Chinese Checkers [was: Re: Chess programming]

Dan Ingalls Dan at SqueakLand.org
Fri Nov 30 18:06:10 UTC 2001


Koen De Turck <Koen.DeTurck at rug.ac.be>  wrote...

>Maybe I should look at the chinese checkers demo too.
>(By the way, does anyone happen to have the rules of that game ? )

I don't know officially, but the way I have always understood it is...

1.  Someone starts (I don't know how you are supposed to select this -- I would guess the one who lost last time), and play continues clockwise among the players.  The winner is the first person to get all of his pieces into the (10) home positions directly across form his starting home triangle.

2.  A move consists of making either a simple move or a jump with any one of your pieces.

3.  In a simple move you move one of your pieces to any adjacent (one of the 6 nearest) cell that is unoccupied.

4.  To make a jump, one of the adjacent cells must be occupied (it doesn't matter by whom), and the cell immediately beyond in that direction must be unoccupied.  You move your piece over the occupied cell to the unoccupied cell.  That is one leg of a jump.  A jump may be extended to a sequence of any number of legs, each in any direction.

I'm not sure if it's a rule, but I've played with people who say you can't use cells that are in any home traingle other than your starting or ending home.
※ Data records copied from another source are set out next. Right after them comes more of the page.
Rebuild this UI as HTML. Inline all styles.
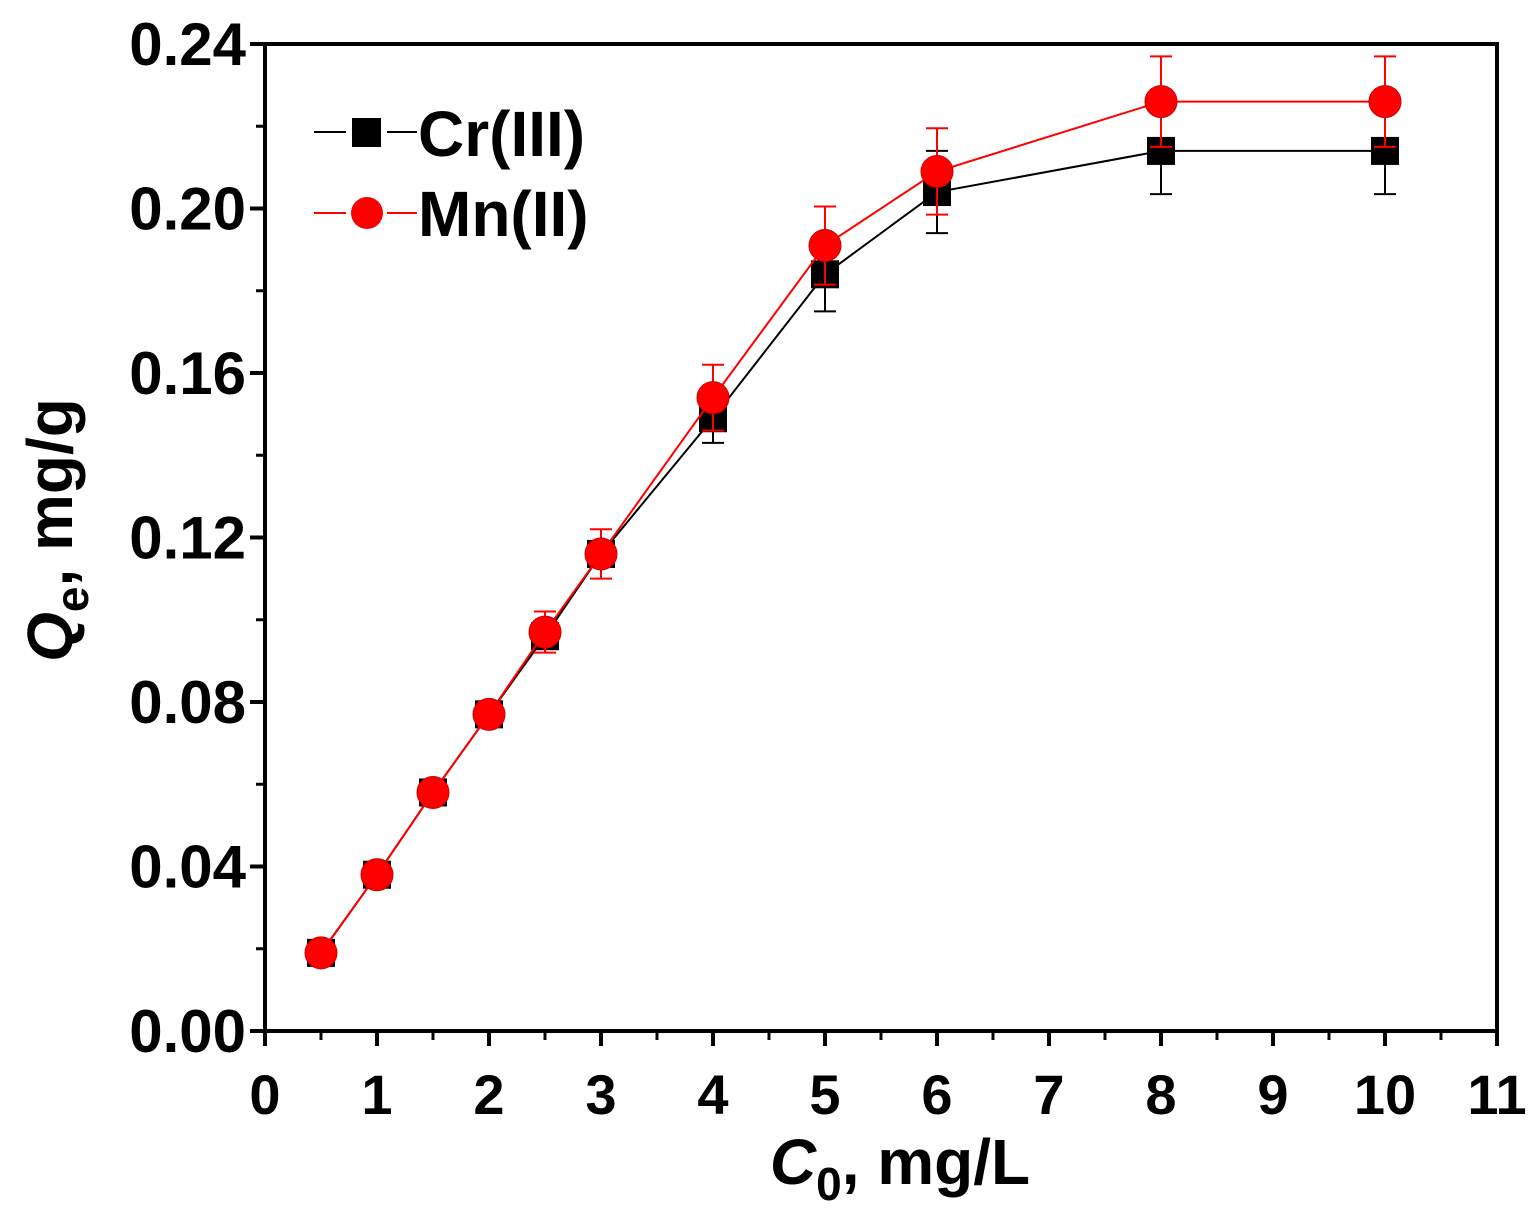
<!DOCTYPE html>
<html><head><meta charset="utf-8"><style>
body{margin:0;background:#fff}
svg text{font-family:"Liberation Sans",Arial,sans-serif;font-weight:bold}
</style></head><body>
<svg id="chart" width="1533" height="1221" xmlns="http://www.w3.org/2000/svg">
<g id="marks"></g>
<g id="axes"></g>
<g>
<line x1="314" y1="132" x2="346" y2="132" stroke="#000" stroke-width="2"/>
<line x1="387" y1="132" x2="417" y2="132" stroke="#000" stroke-width="2"/>
<rect x="352" y="118" width="29" height="29" fill="#000"/>
<text x="418" y="156" font-size="64">Cr(III)</text>
<line x1="314" y1="213" x2="346" y2="213" stroke="#f00" stroke-width="2"/>
<line x1="387" y1="213" x2="417" y2="213" stroke="#f00" stroke-width="2"/>
<circle cx="367" cy="213" r="16" fill="#f00"/>
<text x="418" y="236" font-size="64">Mn(II)</text>
</g>
<text x="900" y="1184" font-size="64" text-anchor="middle"><tspan font-style="italic">C</tspan><tspan font-size="46" dy="16">0</tspan><tspan dy="-16">, mg/L</tspan></text>
<text transform="translate(72,530) rotate(-90)" font-size="64" text-anchor="middle"><tspan font-style="italic">Q</tspan><tspan font-size="46" dy="16">e</tspan><tspan dy="-16">, mg/g</tspan></text>
</svg>
<script>
const xVals=[0.5,1,1.5,2,2.5,3,4,5,6,8,10];
const crVals=[0.019,0.038,0.058,0.077,0.096,0.116,0.149,0.184,0.204,0.214,0.214];
const crErr=[0.002,0.002,0.002,0.002,0.003,0.003,0.006,0.009,0.010,0.0105,0.0105];
const mnVals=[0.019,0.038,0.058,0.077,0.097,0.116,0.154,0.191,0.209,0.226,0.226];
const mnErr=[0.002,0.002,0.002,0.003,0.005,0.006,0.008,0.0095,0.0105,0.011,0.011];
const xTicks=[0,1,2,3,4,5,6,7,8,9,10,11];
const yTicks=[0,0.04,0.08,0.12,0.16,0.20,0.24];
const NS="http://www.w3.org/2000/svg";
const L=265,R=1497,T=44,B=1031;
const xs=v=>L+(v-0)/11*(R-L);
const ys=v=>B-(v/0.24)*(B-T);
function mk(tag,attrs,parent){const e=document.createElementNS(NS,tag);for(const k in attrs)e.setAttribute(k,attrs[k]);parent.appendChild(e);return e;}
const marks=document.getElementById('marks'),axes=document.getElementById('axes');
function series(vals,errs,color,shape,name){
  const pts=xVals.map((x,i)=>xs(x)+','+ys(vals[i])).join(' ');
  const pl=mk('polyline',{points:pts,fill:'none',stroke:color,'stroke-width':2},marks);
  
  
  xVals.forEach((x,i)=>{
    const cx=xs(x),y1=ys(vals[i]+errs[i]),y2=ys(vals[i]-errs[i]);
    const g=mk('g',{stroke:color,'stroke-width':2},marks);
    
    
    mk('line',{x1:cx,x2:cx,y1:y1,y2:y2},g);
    mk('line',{x1:cx-11,x2:cx+11,y1:y1,y2:y1},g);
    mk('line',{x1:cx-11,x2:cx+11,y1:y2,y2:y2},g);
  });
  xVals.forEach((x,i)=>{
    let m;
    if(shape==='sq') m=mk('rect',{x:xs(x)-14,y:ys(vals[i])-14,width:28,height:28,fill:color},marks);
    else m=mk('circle',{cx:xs(x),cy:ys(vals[i]),r:16,fill:color,stroke:'#c00','stroke-width':1},marks);
    
    
  });
}
series(crVals,crErr,'#000','sq','cr');
series(mnVals,mnErr,'#f00','ci','mn');
const fr=mk('rect',{x:L,y:T,width:R-L,height:B-T,fill:'none',stroke:'#000','stroke-width':4},axes);


xTicks.forEach(v=>{
  const x=xs(v);
  mk('line',{x1:x,x2:x,y1:B,y2:B+15,stroke:'#000','stroke-width':4},axes);
  if(v<11) mk('line',{x1:xs(v+0.5),x2:xs(v+0.5),y1:B,y2:B+9,stroke:'#000','stroke-width':3},axes);
  const t=mk('text',{x:x,y:1114,'font-size':56,'text-anchor':'middle'},axes);
  
  
  t.textContent=v;
});
yTicks.forEach((v,i)=>{
  const y=ys(v);
  mk('line',{x1:L-15,x2:L,y1:y,y2:y,stroke:'#000','stroke-width':4},axes);
  if(i<yTicks.length-1) mk('line',{x1:L-9,x2:L,y1:ys(v+0.02),y2:ys(v+0.02),stroke:'#000','stroke-width':3},axes);
  const t=mk('text',{x:246,y:y+21,'font-size':60,'text-anchor':'end'},axes);
  
  
  t.textContent=v.toFixed(2);
});
</script>
</body></html>
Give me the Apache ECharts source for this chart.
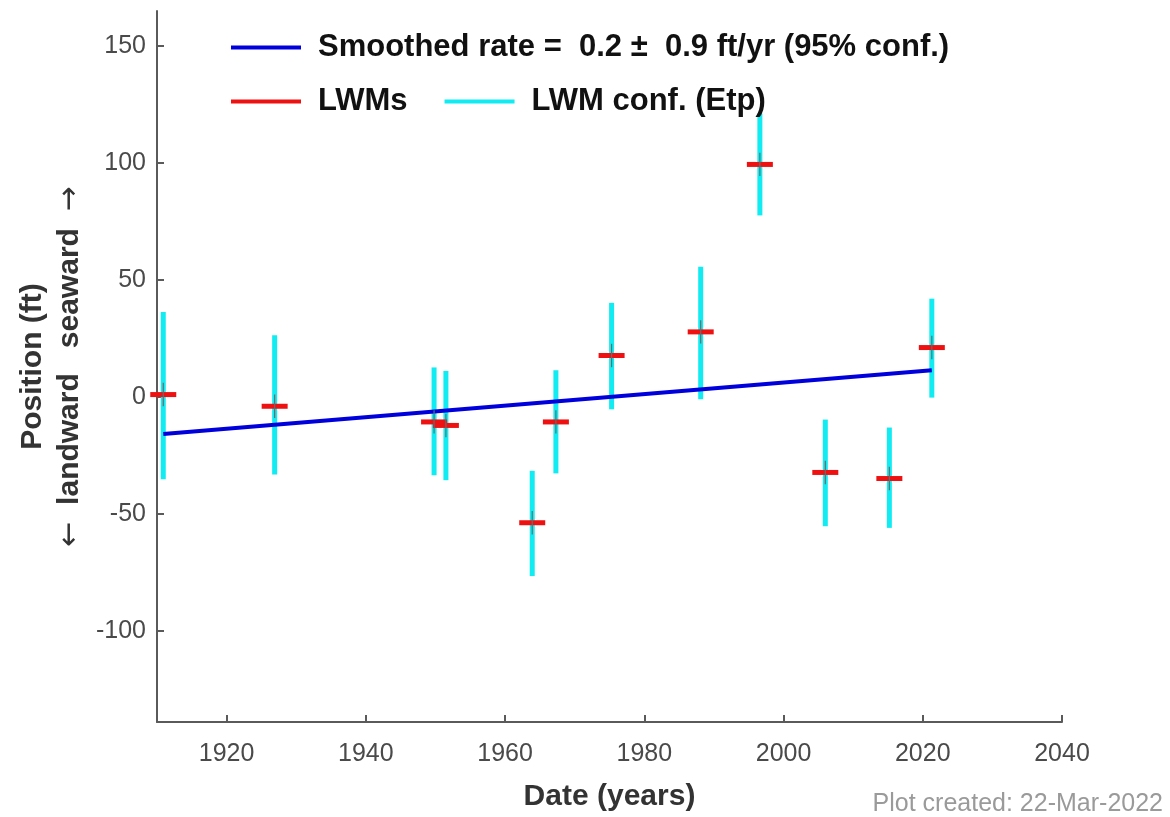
<!DOCTYPE html>
<html>
<head>
<meta charset="utf-8">
<script src="https://cdn.jsdelivr.net/npm/echarts@6/dist/echarts.min.js"></script>
<style>
  html, body { margin: 0; padding: 0; background: #fff; }
  #chart { width: 1170px; height: 817px; }
</style>
</head>
<body>
<div id="chart"></div>
<script>
// ---- data ----
const years      = [1910.9, 1926.9, 1949.8, 1951.5, 1963.9, 1967.3, 1975.3, 1988.1, 1996.6, 2006.0, 2015.2, 2021.3];
const lwmPos     = [1.0, -4.0, -10.7, -12.2, -53.8, -10.7, 17.7, 27.8, 99.4, -32.3, -34.9, 21.1];
const confHigh   = [36.3, 26.4, 12.6, 11.1, -31.6, 11.4, 40.2, 55.6, 121.2, -9.7, -13.1, 42.0];
const confLow    = [-35.2, -33.2, -33.5, -35.6, -76.6, -32.7, -5.3, -1.0, 77.6, -55.3, -56.0, -0.3];
const innerHalf  = [5, 5, 5, 5, 5, 5, 5, 5, 5, 5, 5, 5];
const trendYears = [1910.9, 2021.3];
const trendPos   = [-15.9, 11.4];
const xTicks     = [1920, 1940, 1960, 1980, 2000, 2020, 2040];
const yTicks     = [-100, -50, 0, 50, 100, 150];
const rateName   = 'Smoothed rate =  0.2 \u00b1  0.9 ft/yr (95% conf.)';
const lwmName    = 'LWMs';
const confName   = 'LWM conf. (Etp)';

const FONT = 'Liberation Sans, Arial, sans-serif';

const confData  = years.map((y, i) => [y, confLow[i], confHigh[i]]);
const innerData = years.map((y, i) => [y, lwmPos[i] - innerHalf[i], lwmPos[i] + innerHalf[i]]);
const lwmData   = years.map((y, i) => [y, lwmPos[i]]);
const trendData = trendYears.map((y, i) => [y, trendPos[i]]);

function vbar(width) {
  return function (params, api) {
    const x = api.value(0);
    const p1 = api.coord([x, api.value(1)]);
    const p2 = api.coord([x, api.value(2)]);
    return {
      type: 'line',
      shape: { x1: p1[0], y1: p1[1], x2: p2[0], y2: p2[1] },
      style: { stroke: api.visual('color'), lineWidth: width }
    };
  };
}

const legendText = { fontFamily: FONT, fontSize: 31, fontWeight: 'bold', color: '#111', padding: [0, 0, 0, 12] };

const chart = echarts.init(document.getElementById('chart'), null, { renderer: 'canvas' });
chart.setOption({
  animation: false,
  backgroundColor: '#ffffff',
  textStyle: { fontFamily: FONT },
  title: {
    text: 'Plot created: 22-Mar-2022',
    right: 7, top: 792, padding: 0,
    textStyle: { fontFamily: FONT, fontSize: 25, fontWeight: 'normal', color: '#9a9a9a' }
  },
  grid: { left: 157, right: 108, top: 11, bottom: 95 },
  legend: [
    {
      data: [rateName],
      left: 231, top: 32, padding: 0,
      icon: 'rect', itemWidth: 70, itemHeight: 4,
      textStyle: legendText,
      selectedMode: false
    },
    {
      data: [lwmName, confName],
      left: 231, top: 86, padding: 0, itemGap: 37,
      icon: 'rect', itemWidth: 70, itemHeight: 4,
      textStyle: legendText,
      selectedMode: false
    }
  ],
  xAxis: {
    type: 'value', min: 1910, max: 2040,
    name: 'Date (years)', nameLocation: 'middle', nameGap: 60,
    nameTextStyle: { fontFamily: FONT, fontSize: 30, fontWeight: 'bold', color: '#333' },
    axisLine: { show: true, onZero: false, lineStyle: { color: '#5a5a5a', width: 2 } },
    axisTick: { show: true, inside: true, length: 7, customValues: xTicks, lineStyle: { color: '#5a5a5a', width: 2 } },
    axisLabel: { customValues: xTicks, margin: 20, fontFamily: FONT, fontSize: 25, color: '#4a4a4a',
                 formatter: v => String(v) },
    splitLine: { show: false }
  },
  yAxis: {
    type: 'value', min: -139, max: 165,
    name: '{a|Position (ft)}\n{c|\u2190}{b|  landward   seaward  }{c|\u2192}',
    nameLocation: 'middle', nameRotate: 90, nameGap: 66,
    nameTextStyle: {
      rich: {
        a: { fontFamily: FONT, fontSize: 30, fontWeight: 'bold', color: '#333', lineHeight: 37 },
        b: { fontFamily: FONT, fontSize: 30, fontWeight: 'bold', color: '#333', lineHeight: 37 },
        c: { fontFamily: 'DejaVu Sans, sans-serif', fontSize: 30, fontWeight: 'normal', color: '#333', lineHeight: 37 }
      }
    },
    axisLine: { show: true, onZero: false, lineStyle: { color: '#5a5a5a', width: 2 } },
    axisTick: { show: true, inside: true, length: 7, customValues: yTicks, lineStyle: { color: '#5a5a5a', width: 2 } },
    axisLabel: { customValues: yTicks, margin: 11, fontFamily: FONT, fontSize: 25, color: '#4a4a4a' },
    splitLine: { show: false }
  },
  series: [
    {
      name: confName, type: 'custom', z: 2,
      itemStyle: { color: '#10ecf2' },
      renderItem: vbar(5),
      encode: { x: 0, y: [1, 2] },
      data: confData
    },
    {
      name: rateName, type: 'line', z: 4,
      showSymbol: false, symbol: 'none',
      itemStyle: { color: '#0000dc' },
      lineStyle: { color: '#0000dc', width: 4 },
      data: trendData
    },
    {
      name: lwmName, type: 'scatter', z: 3,
      symbol: 'rect', symbolSize: [26, 5],
      itemStyle: { color: '#ee1111', opacity: 1 },
      data: lwmData
    },
    {
      name: 'LWM inner', type: 'custom', z: 5,
      itemStyle: { color: '#6a6a6a' },
      renderItem: vbar(1.2),
      encode: { x: 0, y: [1, 2] },
      data: innerData
    }
  ]
});
</script>
</body>
</html>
A very different (and wild) game is to allow any jump that is in-line and symmetric.  In other words, if you drew a line 30 degrees off the forward axis, and the cells along that line were (x u u o o u u u ...), (x = where you are, u = unoccupied, o = occupied), then you could jump to the 7th cell (the last in my list), because you would be passing over the symmetric pattern (u u o o u u).  That, of course, is just one leg, of a jump.  This one is good with beer ;-).